Despite all of the flaws in the presentation and the lack of rigor in the exhibition’s thematics, there is some good artwork to be seen and some successful groupings of pieces. For example, a good historical inclusion in the show is a presentation of photo cards that Sojourner Truth produced after her emancipation. The cards were originally sold by Truth to raise funds for abolitionism and women’s rights. Nearby, a selection from Barbara DeGenevieve’s “Panhandler Project” hangs. It depicts a naked African-American man lounging on a hotel room bed. The artist paid panhandlers $100 and a stay in the hotel room for the night in exchange for posing. The juxtaposition of the famous abolitionist using a photo as a means of support and this modern black man doing the same is an excellent illustration one of the shows stated intention to explore photography and identity.

Elsewhere, there’s an excellent section dedicated to work revolving around Michelangelo Antonioni’s film “Blow-Up.” Three pieces from different artists and eras raise questions about the reliability of photography as a documentary medium and our often misguided faith in technology and perception. A through line begins with photos taken by Don McCullin for the film. These stills were presented in Antonioni’s fictional narrative as having been taken by the protagonist, Thomas, a fashion photographer who may or may not have documented a murder. The character becomes an amateur detective and spends the rest of the film obsessing over the photos and looking at them from every possible angle. In the end, he’s frustrated with no more answers than he began with. Next, we see images of the area surrounding the site of the 2013 Boston Marathon bombing. You may remember that the internet seized on these images and, through a little #vigilante sleuthing, implicated the wrong people as perpetrators of the bombing. The third piece is a video by John Houk that uses custom facial-recognition software to search images from “Blow-Up” for faces. The constant misidentification of patterns in wallpaper and clothing as faces is pretty hilarious. So you have three pieces that fit together through theme and subject matter while also being just the right kind of ambiguous. If only the rest of the show were as succinct.

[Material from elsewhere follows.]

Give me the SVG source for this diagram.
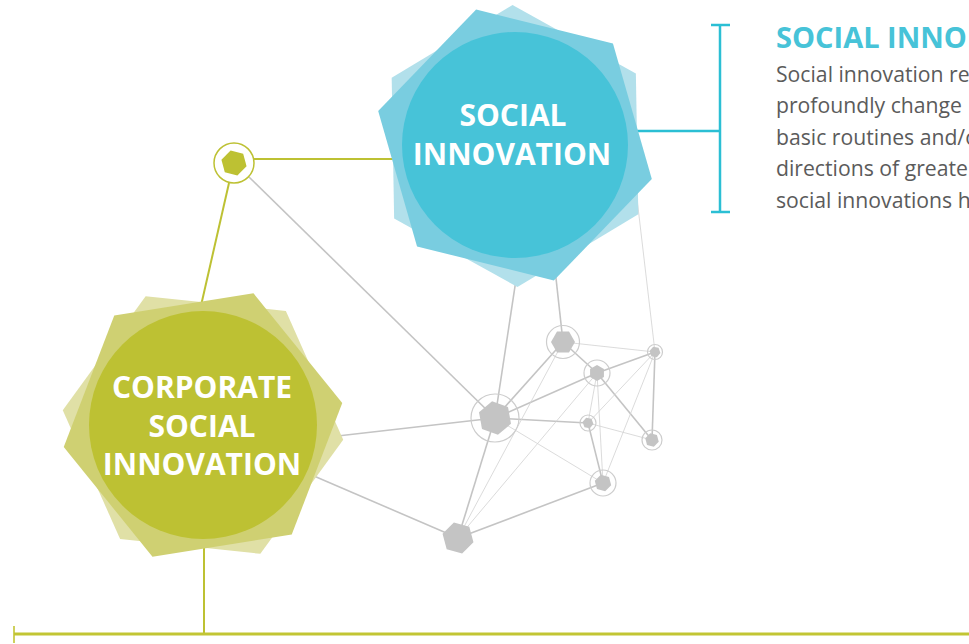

My favorite section of “Public, Private, Secret,” takes the simplicity of the “Blow-Up” section even further. A courtroom drawing of Chelsea Manning’s 2013 trial for leaking government secrets hangs alongside Trevor Paglen’s “Blue #3.” The large chromogenic print by Paglen was made by photographing one of the Manning courtroom drawings hundreds of times with a microscopic photo system and stitching them all together into a big, beautiful abstract that consists of color washes and millions of little fibers from the illustrator’s paper. You could interpret this as a nod to the many threads going on behind the scenes of the trial that are virtually unknowable or society’s inability to see the forest for the trees in this particular case. Or just look at it. Never underestimate an artist using real world material just to make something.

The barrage of images-in-images and text all over functions as a barrier to feeling at this show. But the Paglen made me feel pleasure. And in the context of an exhibition that made me feel like I had a migraine coming on, it was a welcome and needed respite.